▸ Aim of the task: Copy the data below exactly, omitting any picture it contains.

▸ Dataset section:
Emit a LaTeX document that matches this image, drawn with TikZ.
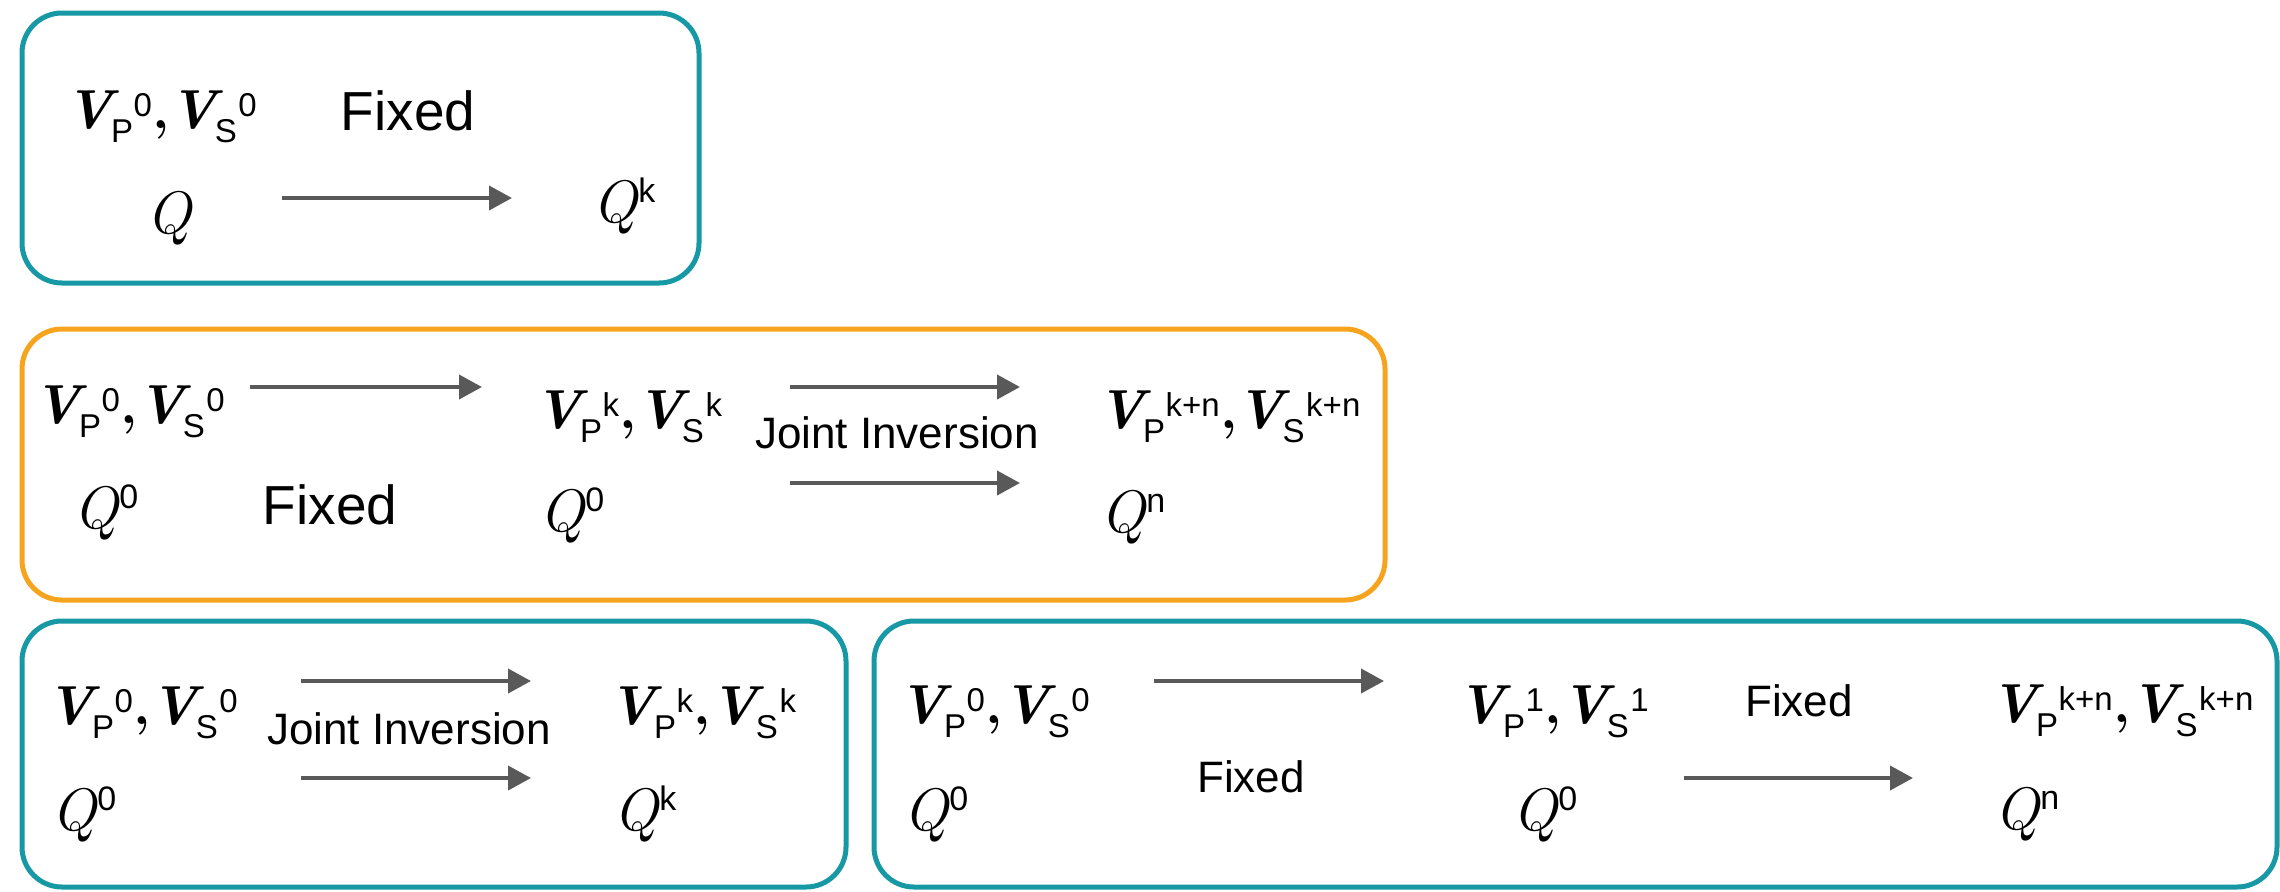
\documentclass[tikz,border=0pt]{standalone}
\usepackage{fontspec}
\setmainfont{Latin Modern Roman}
\setsansfont{Liberation Sans}
\usetikzlibrary{arrows.meta}
\definecolor{tealc}{RGB}{22,152,165}
\definecolor{orangec}{RGB}{246,164,30}
\definecolor{arrc}{RGB}{89,89,89}
\newcommand\subs[1]{{\sffamily\fontsize{16.5}{18}\selectfont\lower 7pt\hbox{#1}}}
\newcommand\sups[1]{{\sffamily\fontsize{16.5}{18}\selectfont\raise 6pt\hbox{#1}}}
\newcommand\qsups[1]{{\sffamily\fontsize{17}{18}\selectfont\raise 10pt\hbox{#1}}}
\newcommand\bV{{\bfseries\itshape V}}
\newcommand\VVpair[2]{\bV\kern-1pt\subs{P}\kern0.3pt\sups{#1}\kern0.3pt{\bfseries,}\kern-0.3pt\bV\kern-1pt\subs{S}\kern0.8pt\sups{#2}}
\newcommand\QQ[1]{{\itshape Q}\kern0.5pt\qsups{#1}}
\tikzset{
  framebox/.style={line width=2.5pt, rounded corners=20pt},
  tealframe/.style={framebox, draw=tealc},
  orangeframe/.style={framebox, draw=orangec},
  mathlbl/.style={inner sep=0pt, anchor=west, font=\fontsize{27.5}{32}\selectfont},
  qlbl/.style={inner sep=0pt, anchor=west, font=\fontsize{30}{34}\selectfont},
  biglbl/.style={inner sep=0pt, font=\sffamily\fontsize{27.5}{32}\selectfont},
  smalllbl/.style={inner sep=0pt, font=\sffamily\fontsize{22}{26}\selectfont},
  arr/.style={draw=arrc, line width=2pt, -{Triangle[length=11.5pt,width=12pt]}}
}
\begin{document}
\begin{tikzpicture}[x=0.5pt,y=-0.5pt]
\useasboundingbox (0,0) rectangle (2280,891);
% frames
\draw[tealframe] (22,13) rectangle (699,283);
\draw[orangeframe] (22,329) rectangle (1385,600);
\draw[tealframe] (22,621) rectangle (846,887);
\draw[tealframe] (874,621) rectangle (2277,887);
% box 1
\node[mathlbl] (b1v) at (65,117) {\VVpair{0}{0}};
\node[biglbl] (b1f) at (408,111) {Fixed};
\node[qlbl] (b1q) at (146,218) {\itshape Q};
\node[qlbl] (b1qk) at (592,206) {\QQ{k}};
\coordinate (b1as) at (282,198);
\coordinate (b1ae) at (512,198);
\draw[arr] (b1as) -- (b1ae);
% box 2
\node[mathlbl] (b2v0) at (33,412) {\VVpair{0}{0}};
\node[mathlbl] (b2vk) at (534,417) {\VVpair{k}{k}};
\node[mathlbl] (b2vkn) at (1097,417) {\VVpair{k+n}{k+n}};
\node[smalllbl] (b2j) at (897,433) {Joint Inversion};
\node[biglbl] (b2f) at (330,505) {Fixed};
\node[qlbl] (b2q0) at (73,512) {\QQ{0}};
\node[qlbl] (b2q0b) at (539,515) {\QQ{0}};
\node[qlbl] (b2qn) at (1100,517) {\QQ{n}};
\coordinate (b2a1s) at (250,387);
\coordinate (b2a1e) at (482,387);
\coordinate (b2a2s) at (790,387);
\coordinate (b2a2e) at (1020,387);
\coordinate (b2a3s) at (790,483);
\coordinate (b2a3e) at (1020,483);
\draw[arr] (b2a1s) -- (b2a1e);
\draw[arr] (b2a2s) -- (b2a2e);
\draw[arr] (b2a3s) -- (b2a3e);
% box 3
\node[mathlbl] (b3v0) at (46,713) {\VVpair{0}{0}};
\node[smalllbl] (b3j) at (409,729) {Joint Inversion};
\node[mathlbl] (b3vk) at (608,713) {\VVpair{k}{k}};
\node[qlbl] (b3q0) at (51,814) {\QQ{0}};
\node[qlbl] (b3qk) at (613,814) {\QQ{k}};
\coordinate (b3a1s) at (301,681);
\coordinate (b3a1e) at (531,681);
\coordinate (b3a2s) at (301,778);
\coordinate (b3a2e) at (531,778);
\draw[arr] (b3a1s) -- (b3a1e);
\draw[arr] (b3a2s) -- (b3a2e);
% box 4
\node[mathlbl] (b4v0) at (898,712) {\VVpair{0}{0}};
\node[mathlbl] (b4v1) at (1457,712) {\VVpair{1}{1}};
\node[mathlbl] (b4vkn) at (1990,711) {\VVpair{k+n}{k+n}};
\node[smalllbl] (b4f1) at (1799,701) {Fixed};
\node[smalllbl] (b4f2) at (1251,777) {Fixed};
\node[qlbl] (b4q0) at (903,814) {\QQ{0}};
\node[qlbl] (b4q0b) at (1512,814) {\QQ{0}};
\node[qlbl] (b4qn) at (1994,814) {\QQ{n}};
\coordinate (b4a1s) at (1154,681);
\coordinate (b4a1e) at (1384,681);
\coordinate (b4a2s) at (1684,778);
\coordinate (b4a2e) at (1913,778);
\draw[arr] (b4a1s) -- (b4a1e);
\draw[arr] (b4a2s) -- (b4a2e);
\end{tikzpicture}
\end{document}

▸ Right answer:
Emit a LaTeX document that matches this image, drawn with TikZ.
\documentclass[tikz,border=0pt]{standalone}
\usepackage{fontspec}
\setmainfont{Latin Modern Roman}
\setsansfont{Liberation Sans}
\usetikzlibrary{arrows.meta}
\definecolor{tealc}{RGB}{22,152,165}
\definecolor{orangec}{RGB}{246,164,30}
\definecolor{arrc}{RGB}{89,89,89}
\newcommand\subs[1]{{\sffamily\fontsize{16.5}{18}\selectfont\lower 7pt\hbox{#1}}}
\newcommand\sups[1]{{\sffamily\fontsize{16.5}{18}\selectfont\raise 6pt\hbox{#1}}}
\newcommand\qsups[1]{{\sffamily\fontsize{17}{18}\selectfont\raise 10pt\hbox{#1}}}
\newcommand\bV{{\bfseries\itshape V}}
\newcommand\VVpair[2]{\bV\kern-1pt\subs{P}\kern0.3pt\sups{#1}\kern0.3pt{\bfseries,}\kern-0.3pt\bV\kern-1pt\subs{S}\kern0.8pt\sups{#2}}
\newcommand\QQ[1]{{\itshape Q}\kern0.5pt\qsups{#1}}
\tikzset{
  framebox/.style={line width=2.5pt, rounded corners=20pt},
  tealframe/.style={framebox, draw=tealc},
  orangeframe/.style={framebox, draw=orangec},
  mathlbl/.style={inner sep=0pt, anchor=west, font=\fontsize{27.5}{32}\selectfont},
  qlbl/.style={inner sep=0pt, anchor=west, font=\fontsize{30}{34}\selectfont},
  biglbl/.style={inner sep=0pt, font=\sffamily\fontsize{27.5}{32}\selectfont},
  smalllbl/.style={inner sep=0pt, font=\sffamily\fontsize{22}{26}\selectfont},
  arr/.style={draw=arrc, line width=2pt, -{Triangle[length=11.5pt,width=12pt]}}
}
\begin{document}
\begin{tikzpicture}[x=0.5pt,y=-0.5pt]
\useasboundingbox (0,0) rectangle (2280,891);
% frames
\draw[tealframe] (22,13) rectangle (699,283);
\draw[orangeframe] (22,329) rectangle (1385,600);
\draw[tealframe] (22,621) rectangle (846,887);
\draw[tealframe] (874,621) rectangle (2277,887);
% box 1
\node[mathlbl] (b1v) at (65,117) {\VVpair{0}{0}};
\node[biglbl] (b1f) at (408,111) {Fixed};
\node[qlbl] (b1q) at (146,218) {\itshape Q};
\node[qlbl] (b1qk) at (592,206) {\QQ{k}};
\coordinate (b1as) at (282,198);
\coordinate (b1ae) at (512,198);
\draw[arr] (b1as) -- (b1ae);
% box 2
\node[mathlbl] (b2v0) at (33,412) {\VVpair{0}{0}};
\node[mathlbl] (b2vk) at (534,417) {\VVpair{k}{k}};
\node[mathlbl] (b2vkn) at (1097,417) {\VVpair{k+n}{k+n}};
\node[smalllbl] (b2j) at (897,433) {Joint Inversion};
\node[biglbl] (b2f) at (330,505) {Fixed};
\node[qlbl] (b2q0) at (73,512) {\QQ{0}};
\node[qlbl] (b2q0b) at (539,515) {\QQ{0}};
\node[qlbl] (b2qn) at (1100,517) {\QQ{n}};
\coordinate (b2a1s) at (250,387);
\coordinate (b2a1e) at (482,387);
\coordinate (b2a2s) at (790,387);
\coordinate (b2a2e) at (1020,387);
\coordinate (b2a3s) at (790,483);
\coordinate (b2a3e) at (1020,483);
\draw[arr] (b2a1s) -- (b2a1e);
\draw[arr] (b2a2s) -- (b2a2e);
\draw[arr] (b2a3s) -- (b2a3e);
% box 3
\node[mathlbl] (b3v0) at (46,713) {\VVpair{0}{0}};
\node[smalllbl] (b3j) at (409,729) {Joint Inversion};
\node[mathlbl] (b3vk) at (608,713) {\VVpair{k}{k}};
\node[qlbl] (b3q0) at (51,814) {\QQ{0}};
\node[qlbl] (b3qk) at (613,814) {\QQ{k}};
\coordinate (b3a1s) at (301,681);
\coordinate (b3a1e) at (531,681);
\coordinate (b3a2s) at (301,778);
\coordinate (b3a2e) at (531,778);
\draw[arr] (b3a1s) -- (b3a1e);
\draw[arr] (b3a2s) -- (b3a2e);
% box 4
\node[mathlbl] (b4v0) at (898,712) {\VVpair{0}{0}};
\node[mathlbl] (b4v1) at (1457,712) {\VVpair{1}{1}};
\node[mathlbl] (b4vkn) at (1990,711) {\VVpair{k+n}{k+n}};
\node[smalllbl] (b4f1) at (1799,701) {Fixed};
\node[smalllbl] (b4f2) at (1251,777) {Fixed};
\node[qlbl] (b4q0) at (903,814) {\QQ{0}};
\node[qlbl] (b4q0b) at (1512,814) {\QQ{0}};
\node[qlbl] (b4qn) at (1994,814) {\QQ{n}};
\coordinate (b4a1s) at (1154,681);
\coordinate (b4a1e) at (1384,681);
\coordinate (b4a2s) at (1684,778);
\coordinate (b4a2e) at (1913,778);
\draw[arr] (b4a1s) -- (b4a1e);
\draw[arr] (b4a2s) -- (b4a2e);
\end{tikzpicture}
\end{document}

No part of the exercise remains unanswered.